» **Instructions to follow**:
Output the first line of the listing and each line after it, up to and including the line that contains "XAxis, YAxis, Legend", exactly as written, minus the pictures.

» **Given information**:
◇ ◇ ◇ ◇ ◇

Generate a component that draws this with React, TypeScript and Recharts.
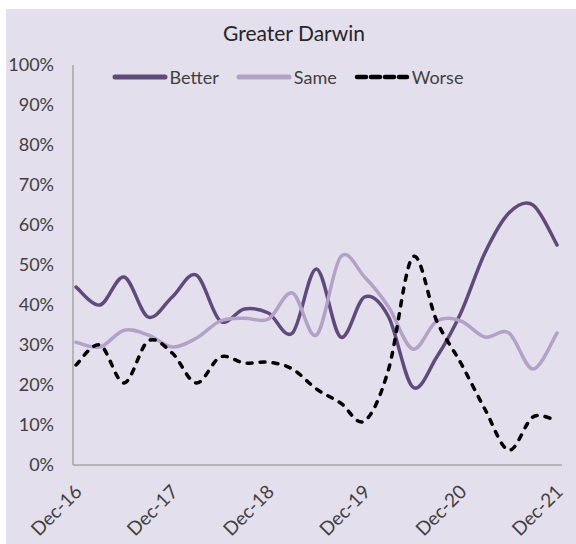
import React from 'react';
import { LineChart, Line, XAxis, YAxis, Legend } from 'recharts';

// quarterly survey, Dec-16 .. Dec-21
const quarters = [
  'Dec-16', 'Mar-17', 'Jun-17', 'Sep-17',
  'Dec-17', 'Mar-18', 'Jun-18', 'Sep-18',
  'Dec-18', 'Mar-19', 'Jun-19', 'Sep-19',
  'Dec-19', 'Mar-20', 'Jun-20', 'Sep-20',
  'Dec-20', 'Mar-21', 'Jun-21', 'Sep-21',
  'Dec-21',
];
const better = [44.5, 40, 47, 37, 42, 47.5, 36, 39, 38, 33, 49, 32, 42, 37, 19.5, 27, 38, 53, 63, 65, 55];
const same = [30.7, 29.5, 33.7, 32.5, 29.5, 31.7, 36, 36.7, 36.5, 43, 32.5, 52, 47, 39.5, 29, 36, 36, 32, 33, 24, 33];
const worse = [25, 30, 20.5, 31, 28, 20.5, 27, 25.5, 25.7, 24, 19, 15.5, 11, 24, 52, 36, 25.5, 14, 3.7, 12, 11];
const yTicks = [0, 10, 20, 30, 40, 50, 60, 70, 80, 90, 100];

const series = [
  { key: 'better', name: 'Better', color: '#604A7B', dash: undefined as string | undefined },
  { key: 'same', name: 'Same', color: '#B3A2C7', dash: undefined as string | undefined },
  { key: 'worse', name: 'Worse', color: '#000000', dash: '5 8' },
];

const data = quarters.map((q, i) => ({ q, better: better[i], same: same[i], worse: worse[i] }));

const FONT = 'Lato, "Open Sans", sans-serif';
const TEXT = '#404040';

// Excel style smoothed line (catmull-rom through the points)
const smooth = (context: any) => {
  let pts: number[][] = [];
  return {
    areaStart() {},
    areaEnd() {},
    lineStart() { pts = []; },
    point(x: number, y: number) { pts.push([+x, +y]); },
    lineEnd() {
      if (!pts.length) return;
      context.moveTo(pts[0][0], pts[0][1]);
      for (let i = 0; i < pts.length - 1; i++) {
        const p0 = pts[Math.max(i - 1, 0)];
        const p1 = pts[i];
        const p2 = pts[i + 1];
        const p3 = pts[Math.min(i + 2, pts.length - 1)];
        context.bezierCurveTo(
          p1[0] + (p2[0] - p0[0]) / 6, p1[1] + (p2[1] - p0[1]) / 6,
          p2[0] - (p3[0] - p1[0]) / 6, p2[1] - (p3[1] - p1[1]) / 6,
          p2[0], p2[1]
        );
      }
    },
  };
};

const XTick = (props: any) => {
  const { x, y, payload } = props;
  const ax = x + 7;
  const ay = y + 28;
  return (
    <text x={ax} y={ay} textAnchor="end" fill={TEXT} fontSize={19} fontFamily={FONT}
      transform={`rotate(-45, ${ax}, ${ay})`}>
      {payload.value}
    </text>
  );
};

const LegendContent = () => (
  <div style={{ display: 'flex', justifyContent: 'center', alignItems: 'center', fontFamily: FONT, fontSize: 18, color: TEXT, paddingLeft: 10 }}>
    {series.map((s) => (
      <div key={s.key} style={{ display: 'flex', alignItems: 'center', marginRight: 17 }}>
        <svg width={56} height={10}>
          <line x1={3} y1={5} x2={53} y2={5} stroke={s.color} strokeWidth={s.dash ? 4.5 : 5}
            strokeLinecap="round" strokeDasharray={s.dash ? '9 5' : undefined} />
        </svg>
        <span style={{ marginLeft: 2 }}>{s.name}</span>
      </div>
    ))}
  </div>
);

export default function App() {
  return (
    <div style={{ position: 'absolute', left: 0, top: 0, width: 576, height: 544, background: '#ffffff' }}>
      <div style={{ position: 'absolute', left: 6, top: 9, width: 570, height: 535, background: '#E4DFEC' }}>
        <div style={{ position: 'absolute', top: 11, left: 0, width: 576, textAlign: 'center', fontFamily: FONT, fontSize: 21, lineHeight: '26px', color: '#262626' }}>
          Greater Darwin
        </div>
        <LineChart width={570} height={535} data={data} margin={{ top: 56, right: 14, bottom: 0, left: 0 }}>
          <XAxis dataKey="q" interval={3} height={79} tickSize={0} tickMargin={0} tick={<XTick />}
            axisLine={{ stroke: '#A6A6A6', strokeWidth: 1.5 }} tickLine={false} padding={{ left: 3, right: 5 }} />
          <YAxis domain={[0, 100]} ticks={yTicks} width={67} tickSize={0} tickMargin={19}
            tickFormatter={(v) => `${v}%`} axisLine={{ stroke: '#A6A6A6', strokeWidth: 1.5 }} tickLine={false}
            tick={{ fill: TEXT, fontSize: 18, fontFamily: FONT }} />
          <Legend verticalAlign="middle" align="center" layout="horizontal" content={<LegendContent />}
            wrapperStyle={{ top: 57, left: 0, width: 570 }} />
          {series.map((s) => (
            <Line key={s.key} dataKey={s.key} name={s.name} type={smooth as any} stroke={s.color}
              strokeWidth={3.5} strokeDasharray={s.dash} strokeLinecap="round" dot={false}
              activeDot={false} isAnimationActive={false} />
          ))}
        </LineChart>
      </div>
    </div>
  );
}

◇ ◇ ◇ ◇ ◇

» **Exercise response**:
Generate a component that draws this with React, TypeScript and Recharts.
import React from 'react';
import { LineChart, Line, XAxis, YAxis, Legend } from 'recharts';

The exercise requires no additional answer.